5 “Whenever you pray, do not be like the hypocrites, because they love to pray while standing in synagogues and on street corners so that people can see them. Truly I say to you, they have their reward. 6 But whenever you pray, go into your room, close the door, and pray to your Father in secret. And your Father, who sees in secret, will reward you….”

16 “When you fast, do not look sullen like the hypocrites, for they make their faces unattractive so that people will see them fasting. I tell you the truth, they have their reward. 17 When you fast, put oil on your head and wash your face, 18 so that it will not be obvious to others when you are fasting, but only to your Father who is in secret. And your Father, who sees in secret, will reward you.

19 “Do not accumulate for yourselves treasures on earth, where moth and rust destroy and where thieves break in and steal. 20 But accumulate for yourselves treasures in heaven, where moth and rust do not destroy, and thieves do not break in and steal. 21 For where your treasure is, there your heart will be also.”

O (Observation):  V. 1 of this text lays the foundation for these verses included above.   In particular, the word “righteousness” has significance.  Some translations use the word “piety” here.   Piety has a very individualistic connotation.  Yet the Greek word indicates “justice”‘or “righteousness” which thus has very communal connotations.   

Jesus warns the disciples not to focus their efforts of communal justice so that they give themselves the praise.  No.  Rather, Jesus wants his  disciples  to practice communal justice for the sake of the community – for God’s Kingdom!

Jesus is challenging the societal structures and norms in order to help his disciples live differently.  The disciple are to be motivated not by gaining favor with a human audience but the divine audience.  In the first century – not so unlike today – a person’s reputation helped them “get ahead” in the world, even if it meant showing off by how much you could give up in alms and possessions, and pray for others.  If the motivation was for favor of a human audience, you were missing the point.  

A (Application):  Ever had someone pray for you who was doing so only for public gain. It feels icky, doesn’t it?   The same goes for someone giving financially or giving up something for human favor.  Feels weird.  

Well, I think the practices of prayer, giving, and fasting, are great…we just need to keep in mind the goal: favor of the divine audience, not the  human audience.  

Having grown up in a tradition that recognizes Lent as a season in the church year, I have almost become numb to the idea of giving something up.   I want to resist the trend, so as not to be seen trying to favor a human audience.  Isn’t putting ashes on one’s head making a public statement?  Isn’t that being too public???
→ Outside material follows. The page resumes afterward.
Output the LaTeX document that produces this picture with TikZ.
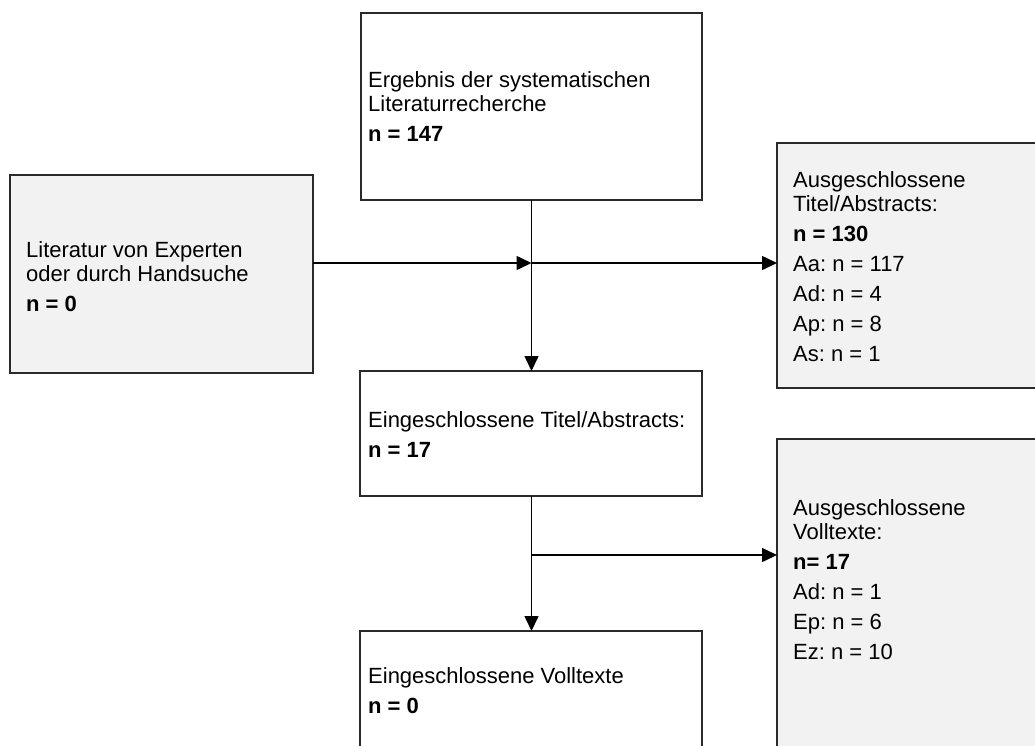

But then, maybe if the motivation is right – divine favor – then doing this public act of worship and imposition of ashes is important. Perhaps the divine favor comes from making this special day (and season) of worship an exercise in lifting up the communal nature of my faith walk, in opposition to my personal, selfish desires.   

I will help our congregation look into two special areas during this season of Lent: working with veterans in our community and working with those with special needs in our community.   This – I pray – is for communal good and for divine favor.   These new ministries in the congregation I serve will be a way for me to help look outside of myself and to bring hope and joy to these folks we will work with in these new ministries.  
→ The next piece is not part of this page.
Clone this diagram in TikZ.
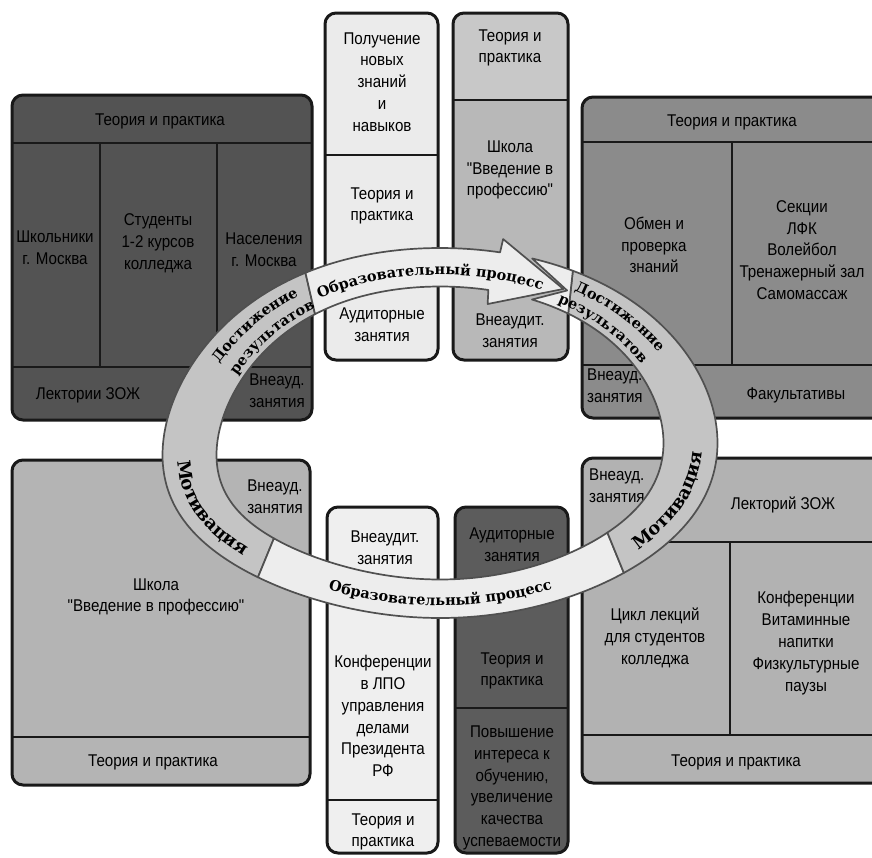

P (Prayer): Lord, make me whole…turn me from selfish desire.  Clear my heart and mind for social good.  Amen.  

What Are You Up To Now, God? : )

S (Scripture): 2 Chronicles 6:7 Solomon said: “Now my father David had a strong desire to build a temple to honor the Lord God of Israel. 8 The Lord told my father David, ‘It is right for you to have a strong desire to build a temple to honor me. 9 But you will not build the temple; your very own son will build the temple for my honor.’ 10 The Lord has kept the promise he made. I have taken my father David’s place and have occupied the throne of Israel, as the Lord promised. I have built this temple for the honor of the Lord God of Israel 11 and set up in it a place for the ark containing the covenant the Lord made with the Israelites.”
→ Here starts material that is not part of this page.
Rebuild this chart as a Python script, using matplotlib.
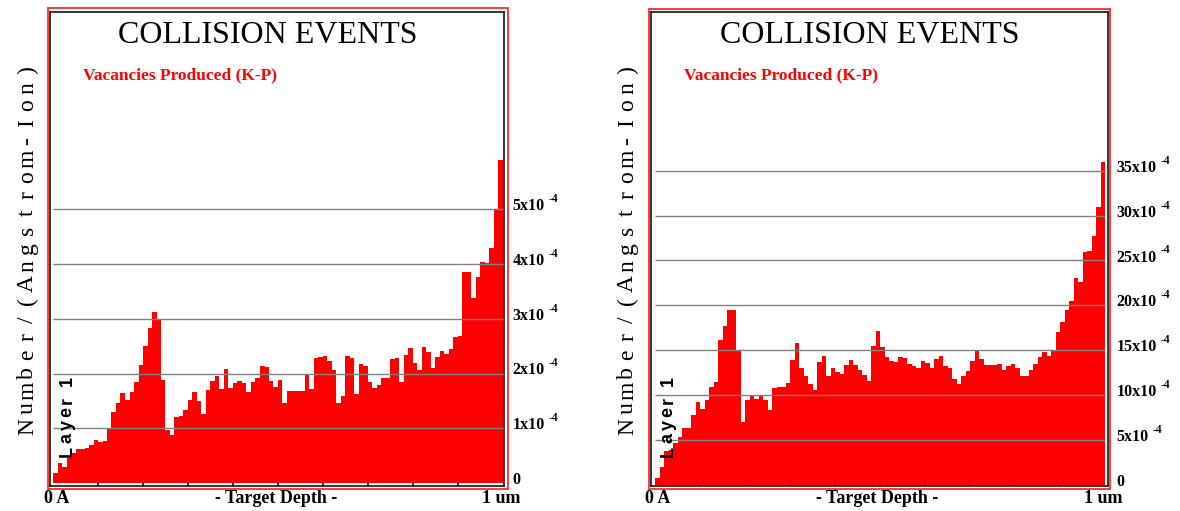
import matplotlib
matplotlib.use("Agg")
import matplotlib.pyplot as plt
from matplotlib.patches import Rectangle
import numpy as np

# ---------------- data (units of 1e-4 vacancies / (Angstrom-Ion)) ----------------
left_vac = [0.18, 0.36, 0.30, 0.45, 0.55, 0.62, 0.62, 0.64, 0.69, 0.79,
            0.75, 0.77, 1.00, 1.30, 1.46, 1.65, 1.52, 1.67, 1.85, 2.16,
            2.51, 2.84, 3.12, 3.00, 1.88, 0.97, 0.88, 1.20, 1.22, 1.33,
            1.52, 1.67, 1.50, 1.26, 1.70, 1.87, 1.95, 1.71, 2.09, 1.73,
            1.82, 1.87, 1.83, 1.66, 1.84, 1.91, 2.14, 2.12, 1.86, 1.76,
            1.88, 1.47, 1.68, 1.68, 1.68, 1.68, 1.97, 1.71, 2.28, 2.30,
            2.32, 2.22, 2.07, 1.47, 1.58, 2.32, 2.29, 1.63, 2.17, 2.14,
            1.85, 1.74, 1.79, 1.91, 1.92, 2.26, 2.29, 1.85, 2.34, 2.47,
            2.19, 2.06, 2.49, 2.40, 2.10, 2.30, 2.42, 2.36, 2.45, 2.66,
            2.69, 3.85, 3.85, 3.37, 3.77, 4.04, 4.01, 4.29, 5.00, 5.90]

right_vac = [0.8, 2.0, 3.8, 3.9, 4.7, 5.4, 6.3, 6.3, 7.8, 9.2,
             8.5, 9.5, 10.9, 11.5, 16.2, 17.7, 19.5, 19.5, 15.0, 7.0,
             9.5, 9.9, 9.6, 10.0, 9.5, 8.35, 10.8, 10.9, 10.9, 11.4,
             13.9, 15.8, 13.0, 12.1, 11.3, 10.6, 13.7, 14.4, 12.1, 13.0,
             12.6, 12.4, 13.4, 13.9, 13.4, 12.85, 12.3, 11.6, 15.5, 17.1,
             15.4, 14.2, 13.8, 13.7, 14.2, 14.1, 13.5, 13.2, 13.0, 13.8,
             13.6, 13.0, 14.0, 14.4, 13.3, 13.0, 11.8, 11.2, 12.1, 12.7,
             13.8, 15.0, 14.0, 13.4, 13.4, 13.4, 13.5, 12.8, 13.2, 13.5,
             13.0, 12.1, 12.1, 12.8, 13.5, 14.2, 14.8, 14.4, 15.0, 17.0,
             18.1, 19.5, 20.5, 23.0, 22.6, 26.0, 26.1, 27.7, 31.0, 36.0]

left_ticks = [0, 1, 2, 3, 4, 5]
right_ticks = [0, 5, 10, 15, 20, 25, 30, 35]
depth_ticks = [10, 20, 30, 40, 50, 60, 70, 80, 90]

title_text = "COLLISION EVENTS"
subtitle_text = "Vacancies Produced (K-P)"
ylabel_text = "Number/(Angstrom-Ion)"
layer_text = "Layer 1"
x_left_text = "0 A"
x_mid_text = "- Target Depth -"
x_right_text = "1 um"
exp_text = "-4"

# ---------------- layout (pixels) ----------------
W, H = 1180, 511
fig = plt.figure(figsize=(W / 100, H / 100), dpi=100)
fig.patch.set_facecolor("white")

def fx(px):
    return px / W

def fy(py):
    return 1 - py / H

SERIF = "Liberation Serif"

# approximate Arial-Bold advance widths (em) for the letter-spaced layer label
ARIAL_BOLD_ADV = {"L": .611, "a": .556, "y": .556, "e": .556, "r": .389,
                  " ": .278, "1": .556}


def vertical_mono(xb, ybottom, ytop, text, **kw):
    """Monospaced vertical text (reading bottom-to-top), baseline at xb."""
    n = len(text)
    adv = (ybottom - ytop) / n
    for i, ch in enumerate(text):
        yc = ybottom - (i + 0.5) * adv
        fig.text(fx(xb), fy(yc), ch, rotation=90, rotation_mode="anchor",
                 ha="center", va="baseline", **kw)


def vertical_tracked(xb, ybottom, text, size_pt, track_px, adv_table, **kw):
    em = size_pt * 100 / 72
    y = ybottom
    for ch in text:
        w = adv_table.get(ch, .556) * em
        if ch != " ":
            fig.text(fx(xb), fy(y - w / 2), ch, rotation=90,
                     rotation_mode="anchor", ha="center", va="baseline",
                     fontsize=size_pt, **kw)
        y -= w + track_px


panels = [
    dict(values=left_vac, ticks=left_ticks, frame=(50, 12.3, 504, 485.5),
         x0=53, y0=483, ppu=54.75, red=(47.7, 8.3, 507.7, 489.3),
         title_cx=268, sub_x=83.3, ylab_xb=33, layer_xb=71.5,
         zero_cx=57, mid_cx=276.5, end_cx=501.7),
    dict(values=right_vac, ticks=right_ticks, frame=(651.3, 12.3, 1107.7, 486),
         x0=655, y0=485, ppu=8.98, red=(649.3, 9, 1110, 489.3),
         title_cx=870, sub_x=684.3, ylab_xb=633, layer_xb=672.5,
         zero_cx=658, mid_cx=877, end_cx=1103),
]

for p in panels:
    fl, ft, fr, fb = p["frame"]
    ax = fig.add_axes([fx(fl), fy(fb), (fr - fl) / W, (fb - ft) / H])
    ax.set_facecolor("white")
    binw = 4.5
    ax.set_xlim(-(p["x0"] - fl) / binw, 100 + (fr - (p["x0"] + 450)) / binw)
    ax.set_ylim(-(fb - p["y0"]) / p["ppu"], (p["y0"] - ft) / p["ppu"])

    vals = np.asarray(p["values"])
    ax.stairs(vals, np.arange(len(vals) + 1), fill=True, baseline=0,
              color="#ff0000", linewidth=0, zorder=2)

    grid_vals = [t for t in p["ticks"] if t > 0]
    ax.hlines(grid_vals, 0, 100, colors="#808080", linewidth=1.0, zorder=3)

    for s in ax.spines.values():
        s.set_color("black")
        s.set_linewidth(1.1)
    ax.set_yticks([])
    ax.set_xticks(depth_ticks)
    ax.tick_params(axis="x", direction="in", length=5, width=1.1,
                   color="black", labelbottom=False)

    # right-hand tick labels with superscript exponent
    for t in p["ticks"]:
        lab = "0" if t == 0 else f"{t}x10"
        txt = ax.annotate(lab, xy=(1, t), xycoords=ax.get_yaxis_transform(),
                          xytext=(8.5, -1), textcoords="offset pixels",
                          ha="left", va="baseline", fontsize=11.5,
                          fontweight="bold", family=SERIF, color="black",
                          annotation_clip=False)
        if t != 0:
            ax.annotate(exp_text, xy=(1, t),
                        xycoords=(txt, ax.get_yaxis_transform()),
                        xytext=(4, 7), textcoords="offset pixels",
                        ha="left", va="baseline", fontsize=8.5,
                        fontweight="bold", family=SERIF, color="black",
                        annotation_clip=False)

    # red outer frame
    rl, rt, rr, rb = p["red"]
    fig.add_artist(Rectangle((fx(rl), fy(rb)), (rr - rl) / W, (rb - rt) / H,
                             transform=fig.transFigure, fill=False,
                             edgecolor="#ff2a2a", linewidth=1.3))

    # texts
    fig.text(fx(p["title_cx"]), fy(42.7), title_text, ha="center",
             va="baseline", fontsize=23, family=SERIF, color="black")
    fig.text(fx(p["sub_x"]), fy(79), subtitle_text, ha="left",
             va="baseline", fontsize=12.5, fontweight="bold", family=SERIF,
             color="#ff0000")
    vertical_mono(p["ylab_xb"], 435, 61, ylabel_text, fontsize=17,
                  family=SERIF, color="black")
    vertical_tracked(p["layer_xb"], 457, layer_text, 13, 3.0, ARIAL_BOLD_ADV,
                     fontweight="bold", family="Liberation Sans",
                     color="black", zorder=5)
    for cx, s in ((p["zero_cx"], x_left_text), (p["mid_cx"], x_mid_text),
                  (p["end_cx"], x_right_text)):
        fig.text(fx(cx), fy(503.3), s, ha="center", va="baseline",
                 fontsize=13, fontweight="bold", family=SERIF, color="black")

fig.savefig("out.png", dpi=100, facecolor="white")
O (Observation): God makes good on God’s promises.  We see this through the covenants God has made with creation and specifically through the Hebrew people…through Noah, Abraham, David, Jeremiah, fulfilled in the person of Jesus, the Christ, the anointed one.  

In this particular instance, Solomon is speaking – honored that God is working through him, David’s son.   Solomon acknowledges God’s covnenant with his father, and is honored to be a part of fulfilling this path to building a house of worship.    

A (Application):   What is your path?   Is today’s path part of God’s larger picture for your life?  

Sometimes, we can get bogged down in worry and fear that this path – today – is not good or right.   But I would beg you to take stock of what God is up to.  Is your path today an opportunity to meet someone?  To experience something that God can take and redeem?   Will your path reveal someone to you today, who will lead you into new revelations?

Last night I met several such people at the Rutherford County Interfaith Council panel discussion on “Building Bridges of Tolerance.”  We quickly learned that the word “tolerance” was in and of itself a poor choice of a word, for our goal is to embrace one another, not merely to tolerate one another.   

To anyone who is fearful of reaching across cultural or religious boundaries, talk to me or someone who has been about that work.  Let them go with you.  I will be happy to set up appointments to break the ice.  

In these interactions, we will see that God’s story is a part of all of us.  That we have a place in the big picture.   That we all matter.   

So, if you haven’t reached out, what’s holding you back?

P (Prayer):  Lord, give us bold brace spirits, willing to listen and follow you.  Amen.